陳其鋼說,我來法國25年了,多次看到了中法關係的時高時低。從老百姓的角度,從一個搞藝術的人的角度,我關心的隻是法國具體的社會、具體的人。當你在一個國家有兩三個朋友時,你的感覺就不一樣。如果你一個朋友都沒有,這個國家再好你也不會有感覺。就像一個不認識北京朋友的法國人到北京,他隻是作為一個純粹的旅遊者,看到他看到的東西,那些東西到底是怎麽樣的,其實他並不真的了解,看到的隻是表麵。當他認識一兩個朋友後,可能在看法上就有本質的變化,而這些變化本身也不代表實際,還是很主觀的。

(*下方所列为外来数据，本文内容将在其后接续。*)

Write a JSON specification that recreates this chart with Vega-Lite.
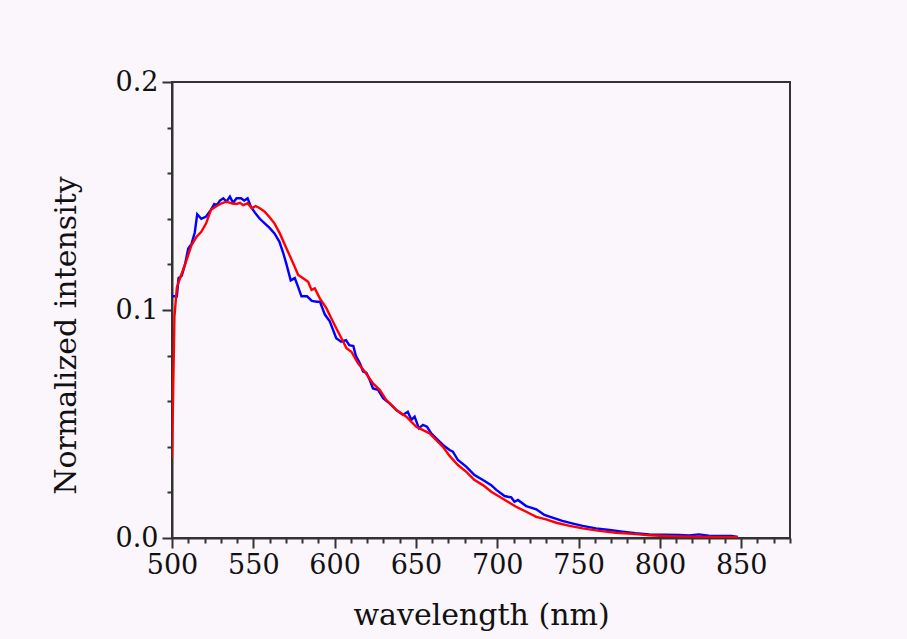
{
  "$schema": "https://vega.github.io/schema/vega-lite/v6.json",
  "width": 618,
  "height": 456,
  "autosize": "none",
  "padding": {"left": 172, "top": 82, "right": 117, "bottom": 101},
  "background": "#fbf5fc",
  "config": {
    "view": {"stroke": "#333333", "strokeWidth": 2},
    "axis": {
      "grid": false,
      "domainColor": "#333333",
      "domainWidth": 2,
      "tickColor": "#333333",
      "tickWidth": 2,
      "labelColor": "#111111",
      "labelFont": "DejaVu Serif",
      "labelFontSize": 27,
      "titleFont": "DejaVu Serif",
      "titleFontSize": 30,
      "titleFontWeight": "normal",
      "titleColor": "#111111"
    }
  },
  "datasets": {
    "spectra": [
      {"nm": 500, "intensity": 0.106, "series": "blue"},
      {"nm": 503, "intensity": 0.106, "series": "blue"},
      {"nm": 504, "intensity": 0.114, "series": "blue"},
      {"nm": 506, "intensity": 0.115, "series": "blue"},
      {"nm": 508, "intensity": 0.120, "series": "blue"},
      {"nm": 510, "intensity": 0.127, "series": "blue"},
      {"nm": 512, "intensity": 0.129, "series": "blue"},
      {"nm": 514, "intensity": 0.134, "series": "blue"},
      {"nm": 515.5, "intensity": 0.142, "series": "blue"},
      {"nm": 518, "intensity": 0.140, "series": "blue"},
      {"nm": 521, "intensity": 0.141, "series": "blue"},
      {"nm": 524, "intensity": 0.144, "series": "blue"},
      {"nm": 526, "intensity": 0.1465, "series": "blue"},
      {"nm": 527.5, "intensity": 0.146, "series": "blue"},
      {"nm": 529.5, "intensity": 0.148, "series": "blue"},
      {"nm": 531.5, "intensity": 0.149, "series": "blue"},
      {"nm": 533.5, "intensity": 0.1475, "series": "blue"},
      {"nm": 535.6, "intensity": 0.1497, "series": "blue"},
      {"nm": 537.6, "intensity": 0.147, "series": "blue"},
      {"nm": 539.7, "intensity": 0.149, "series": "blue"},
      {"nm": 542.4, "intensity": 0.149, "series": "blue"},
      {"nm": 544.4, "intensity": 0.148, "series": "blue"},
      {"nm": 546.5, "intensity": 0.149, "series": "blue"},
      {"nm": 548.5, "intensity": 0.1453, "series": "blue"},
      {"nm": 551, "intensity": 0.1427, "series": "blue"},
      {"nm": 554, "intensity": 0.140, "series": "blue"},
      {"nm": 557, "intensity": 0.138, "series": "blue"},
      {"nm": 560, "intensity": 0.136, "series": "blue"},
      {"nm": 563, "intensity": 0.1336, "series": "blue"},
      {"nm": 566, "intensity": 0.130, "series": "blue"},
      {"nm": 568.4, "intensity": 0.125, "series": "blue"},
      {"nm": 570.4, "intensity": 0.120, "series": "blue"},
      {"nm": 573, "intensity": 0.113, "series": "blue"},
      {"nm": 575.5, "intensity": 0.114, "series": "blue"},
      {"nm": 577.6, "intensity": 0.110, "series": "blue"},
      {"nm": 579.6, "intensity": 0.106, "series": "blue"},
      {"nm": 583, "intensity": 0.106, "series": "blue"},
      {"nm": 586, "intensity": 0.104, "series": "blue"},
      {"nm": 589, "intensity": 0.1036, "series": "blue"},
      {"nm": 591, "intensity": 0.1036, "series": "blue"},
      {"nm": 594, "intensity": 0.098, "series": "blue"},
      {"nm": 597, "intensity": 0.095, "series": "blue"},
      {"nm": 601, "intensity": 0.0876, "series": "blue"},
      {"nm": 604, "intensity": 0.0861, "series": "blue"},
      {"nm": 607, "intensity": 0.0868, "series": "blue"},
      {"nm": 609, "intensity": 0.0846, "series": "blue"},
      {"nm": 611.5, "intensity": 0.0842, "series": "blue"},
      {"nm": 613, "intensity": 0.080, "series": "blue"},
      {"nm": 615.5, "intensity": 0.0766, "series": "blue"},
      {"nm": 617.5, "intensity": 0.073, "series": "blue"},
      {"nm": 619.5, "intensity": 0.0725, "series": "blue"},
      {"nm": 621.6, "intensity": 0.0693, "series": "blue"},
      {"nm": 623.6, "intensity": 0.0656, "series": "blue"},
      {"nm": 626.7, "intensity": 0.065, "series": "blue"},
      {"nm": 629.8, "intensity": 0.0613, "series": "blue"},
      {"nm": 633.9, "intensity": 0.059, "series": "blue"},
      {"nm": 638, "intensity": 0.0561, "series": "blue"},
      {"nm": 642, "intensity": 0.054, "series": "blue"},
      {"nm": 645, "intensity": 0.0554, "series": "blue"},
      {"nm": 647.2, "intensity": 0.0518, "series": "blue"},
      {"nm": 649.2, "intensity": 0.0532, "series": "blue"},
      {"nm": 651.8, "intensity": 0.0481, "series": "blue"},
      {"nm": 654.3, "intensity": 0.0496, "series": "blue"},
      {"nm": 656.8, "intensity": 0.0488, "series": "blue"},
      {"nm": 659.4, "intensity": 0.0459, "series": "blue"},
      {"nm": 662.5, "intensity": 0.0437, "series": "blue"},
      {"nm": 666.6, "intensity": 0.0408, "series": "blue"},
      {"nm": 670.7, "intensity": 0.0386, "series": "blue"},
      {"nm": 672.7, "intensity": 0.0379, "series": "blue"},
      {"nm": 675.8, "intensity": 0.0342, "series": "blue"},
      {"nm": 680.9, "intensity": 0.0313, "series": "blue"},
      {"nm": 686, "intensity": 0.0276, "series": "blue"},
      {"nm": 691.2, "intensity": 0.0254, "series": "blue"},
      {"nm": 696.3, "intensity": 0.0232, "series": "blue"},
      {"nm": 699.4, "intensity": 0.0211, "series": "blue"},
      {"nm": 704.5, "intensity": 0.0184, "series": "blue"},
      {"nm": 708.6, "intensity": 0.0178, "series": "blue"},
      {"nm": 710.6, "intensity": 0.0159, "series": "blue"},
      {"nm": 712.7, "intensity": 0.0167, "series": "blue"},
      {"nm": 717.8, "intensity": 0.014, "series": "blue"},
      {"nm": 724, "intensity": 0.0126, "series": "blue"},
      {"nm": 729, "intensity": 0.0101, "series": "blue"},
      {"nm": 734, "intensity": 0.0089, "series": "blue"},
      {"nm": 740, "intensity": 0.0075, "series": "blue"},
      {"nm": 746, "intensity": 0.0064, "series": "blue"},
      {"nm": 752.5, "intensity": 0.0053, "series": "blue"},
      {"nm": 760.7, "intensity": 0.0042, "series": "blue"},
      {"nm": 769, "intensity": 0.0035, "series": "blue"},
      {"nm": 777, "intensity": 0.0028, "series": "blue"},
      {"nm": 785, "intensity": 0.0021, "series": "blue"},
      {"nm": 793.5, "intensity": 0.0016, "series": "blue"},
      {"nm": 803, "intensity": 0.0014, "series": "blue"},
      {"nm": 812, "intensity": 0.0013, "series": "blue"},
      {"nm": 818, "intensity": 0.0011, "series": "blue"},
      {"nm": 824, "intensity": 0.0016, "series": "blue"},
      {"nm": 830, "intensity": 0.001, "series": "blue"},
      {"nm": 838, "intensity": 0.0009, "series": "blue"},
      {"nm": 844, "intensity": 0.0009, "series": "blue"},
      {"nm": 848, "intensity": 0.0005, "series": "blue"},
      {"nm": 500, "intensity": 0.035, "series": "red"},
      {"nm": 501.5, "intensity": 0.097, "series": "red"},
      {"nm": 503, "intensity": 0.110, "series": "red"},
      {"nm": 506, "intensity": 0.116, "series": "red"},
      {"nm": 509, "intensity": 0.122, "series": "red"},
      {"nm": 512, "intensity": 0.1285, "series": "red"},
      {"nm": 515, "intensity": 0.132, "series": "red"},
      {"nm": 518, "intensity": 0.1343, "series": "red"},
      {"nm": 521, "intensity": 0.138, "series": "red"},
      {"nm": 524, "intensity": 0.144, "series": "red"},
      {"nm": 527.5, "intensity": 0.1456, "series": "red"},
      {"nm": 530.5, "intensity": 0.1468, "series": "red"},
      {"nm": 533.6, "intensity": 0.1475, "series": "red"},
      {"nm": 536.6, "intensity": 0.1468, "series": "red"},
      {"nm": 539.7, "intensity": 0.1465, "series": "red"},
      {"nm": 541.8, "intensity": 0.147, "series": "red"},
      {"nm": 543.8, "intensity": 0.146, "series": "red"},
      {"nm": 546.5, "intensity": 0.1468, "series": "red"},
      {"nm": 549, "intensity": 0.1446, "series": "red"},
      {"nm": 551.4, "intensity": 0.1456, "series": "red"},
      {"nm": 554, "intensity": 0.1446, "series": "red"},
      {"nm": 557, "intensity": 0.1431, "series": "red"},
      {"nm": 560, "intensity": 0.1407, "series": "red"},
      {"nm": 563, "intensity": 0.138, "series": "red"},
      {"nm": 566.3, "intensity": 0.1336, "series": "red"},
      {"nm": 570.4, "intensity": 0.127, "series": "red"},
      {"nm": 574.5, "intensity": 0.1205, "series": "red"},
      {"nm": 577.6, "intensity": 0.1154, "series": "red"},
      {"nm": 580.6, "intensity": 0.1139, "series": "red"},
      {"nm": 583.7, "intensity": 0.1124, "series": "red"},
      {"nm": 585.8, "intensity": 0.1088, "series": "red"},
      {"nm": 587.8, "intensity": 0.1095, "series": "red"},
      {"nm": 590.9, "intensity": 0.1051, "series": "red"},
      {"nm": 595, "intensity": 0.1007, "series": "red"},
      {"nm": 598, "intensity": 0.0963, "series": "red"},
      {"nm": 601, "intensity": 0.092, "series": "red"},
      {"nm": 604.2, "intensity": 0.0876, "series": "red"},
      {"nm": 607.3, "intensity": 0.0832, "series": "red"},
      {"nm": 610.3, "intensity": 0.0817, "series": "red"},
      {"nm": 614.4, "intensity": 0.0766, "series": "red"},
      {"nm": 618.5, "intensity": 0.073, "series": "red"},
      {"nm": 623.6, "intensity": 0.0678, "series": "red"},
      {"nm": 627.7, "intensity": 0.065, "series": "red"},
      {"nm": 631.8, "intensity": 0.0605, "series": "red"},
      {"nm": 638, "intensity": 0.0561, "series": "red"},
      {"nm": 644.1, "intensity": 0.0532, "series": "red"},
      {"nm": 650.2, "intensity": 0.0488, "series": "red"},
      {"nm": 658.4, "intensity": 0.0459, "series": "red"},
      {"nm": 666.6, "intensity": 0.040, "series": "red"},
      {"nm": 670.7, "intensity": 0.036, "series": "red"},
      {"nm": 675.8, "intensity": 0.032, "series": "red"},
      {"nm": 681, "intensity": 0.029, "series": "red"},
      {"nm": 686, "intensity": 0.0254, "series": "red"},
      {"nm": 691.2, "intensity": 0.0232, "series": "red"},
      {"nm": 696.3, "intensity": 0.0203, "series": "red"},
      {"nm": 701.4, "intensity": 0.0181, "series": "red"},
      {"nm": 706.5, "intensity": 0.0159, "series": "red"},
      {"nm": 711.6, "intensity": 0.0137, "series": "red"},
      {"nm": 717.8, "intensity": 0.0115, "series": "red"},
      {"nm": 724, "intensity": 0.0093, "series": "red"},
      {"nm": 730, "intensity": 0.0082, "series": "red"},
      {"nm": 736.3, "intensity": 0.0067, "series": "red"},
      {"nm": 744.5, "intensity": 0.0053, "series": "red"},
      {"nm": 752.5, "intensity": 0.0042, "series": "red"},
      {"nm": 762.8, "intensity": 0.0031, "series": "red"},
      {"nm": 773, "intensity": 0.0023, "series": "red"},
      {"nm": 783.3, "intensity": 0.0018, "series": "red"},
      {"nm": 793.5, "intensity": 0.0012, "series": "red"},
      {"nm": 803, "intensity": 0.0009, "series": "red"},
      {"nm": 812, "intensity": 0.0007, "series": "red"},
      {"nm": 830, "intensity": 0.0005, "series": "red"},
      {"nm": 848, "intensity": 0.0003, "series": "red"}
    ]
  },
  "data": {"name": "spectra"},
  "layer": [
    {
      "transform": [{"filter": "datum.series === 'blue'"}],
      "mark": {"type": "line", "color": "#0000ff", "strokeWidth": 2.4, "clip": true},
      "encoding": {
        "x": {
          "field": "nm", "type": "quantitative",
          "scale": {"domain": [500, 880], "nice": false, "zero": false},
          "axis": {
            "orient": "bottom",
            "title": "wavelength (nm)",
            "values": [500, 550, 600, 650, 700, 750, 800, 850],
            "tickSize": 10,
            "labelPadding": 4,
            "titlePadding": 22,
            "labelFlush": false
          }
        },
        "y": {
          "field": "intensity", "type": "quantitative",
          "scale": {"domain": [0, 0.2], "nice": false},
          "axis": {
            "orient": "left",
            "title": "Normalized intensity",
            "values": [0, 0.1, 0.2],
            "format": ".1f",
            "tickSize": 10,
            "labelPadding": 4,
            "titlePadding": 34,
            "titleY": 253,
            "labelFlush": false
          }
        }
      }
    },
    {
      "transform": [{"filter": "datum.series === 'red'"}],
      "mark": {"type": "line", "color": "#ff0000", "strokeWidth": 2.4, "clip": true},
      "encoding": {
        "x": {
          "field": "nm", "type": "quantitative",
          "scale": {"domain": [500, 880], "nice": false, "zero": false},
          "axis": {
            "orient": "bottom",
            "title": null,
            "labels": false,
            "domain": false,
            "values": [510, 520, 530, 540, 560, 570, 580, 590, 610, 620, 630, 640, 660, 670, 680, 690, 710, 720, 730, 740, 760, 770, 780, 790, 810, 820, 830, 840, 860, 870, 880],
            "tickSize": 5
          }
        },
        "y": {
          "field": "intensity", "type": "quantitative",
          "scale": {"domain": [0, 0.2], "nice": false},
          "axis": {
            "orient": "left",
            "title": null,
            "labels": false,
            "domain": false,
            "values": [0.02, 0.04, 0.06, 0.08, 0.12, 0.14, 0.16, 0.18],
            "tickSize": 5
          }
        }
      }
    }
  ],
  "resolve": {"axis": {"x": "independent", "y": "independent"}}
}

在法國二十多年,經曆了很多階段,每個階段都有不同朋友曾經幫助過我,這些朋友是非常重要的。從我切身感受來說,當你是一個弱者時,在法國這個社會可以得到很多的幫助。法國有繁榮昌盛的時期和偉大的文化,這是法國人的驕傲。所以,他們願意打開大門,讓那些願意學習法國文化的人進來學習法國文化。但是,中國這二十多年來的發展變化很大,我剛來的時候,在法國學習和打工的人相對少,現在中國開放得多了,國家也強盛多了,今天法國的經濟形勢、政治形勢都無法與那個時候相比,麵對強大的時候,他們的態度可能就會不一樣。這個二十幾年和我個人的二十幾年有著直接的關係。我的親身感受是,我的變化和中國的變化是同步的。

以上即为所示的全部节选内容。